My wife is thankfully not too picky about what to see and do. In her wisdom, she has reminded me that our daughter, 18 months old, might not be up for climbing to the top of the Duomo in Florence, or walking the 8 kms around the Vatican museums, so maybe I should gear some activities towards her. Bec, my wife, wants to take a cooking course, have some time to shop, and go to Murano if possible.
I started to plan some things for just me and my mom, who enjoys similar things, and would also be much more adventurous than what I thought my dad or Bec would be. That would prove to be another mistake when we booked the two of us into the necropolis tour beneath the Vatican. When we told my dad, he seemed quite disappointed. This forced us back to the Vatican cap in hand, begging for another spot in their odd process of obtaining another one of the 12 or 15 tickets a tour they give out.

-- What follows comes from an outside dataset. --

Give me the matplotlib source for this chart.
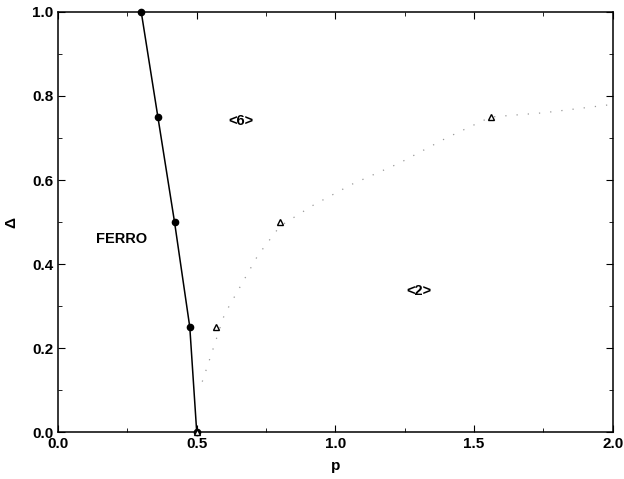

Imagination Prepares to Meet Reality
We leave in less than two days, and I wonder if I’ve built this up like the Duc built up England. Am I forcing mental aberrations upon my family instead of letting them decide what Italy is?
How will they reconcile lush Tuscan countrysides and singing gondoliers with possible pickpockets and smog that settles into the city during winter like a duvet on a cold evening? Will my parents enjoy their time as I drag them from tourist trap to tourist trap and teach them about illegal immigrants trying to tie cheaply made bracelets on them in exchange for 20 Euros.
Is my anticipation of the trip too great? Have I painted a picture that can’t compete with the reality of traveling? The packing and repacking, the unknowingness and the foreignness, not to mention the foreign language. The never being at home feeling mixed with a longing to experience new things.
Giving My Parents Room to Surprise Me
Soon after giving my mom the Rome Rough Guide travel book, I came by and had asked her if she had anything that she might want to see. Yes! She did and she was quite excited about it. She got out the book and had her page dogeared and her pencil out. Out of all the things that the Eternal City has to offer, she wanted to see not the Colosseum or the Vatican or the Circus Maximus, she wanted to see Mt. Testaccio and Ignatius Loyola’s room.
It might have been at that moment that I knew this would be a good trip. My parents, whom my sister and I figured we had figured out, weren’t quite the squares that we thought they were. Things weren’t always what they seemed and that might just be the best thing to have learned and seen since this whole thing started.
Now, however, is the waiting game. The calm before the storm.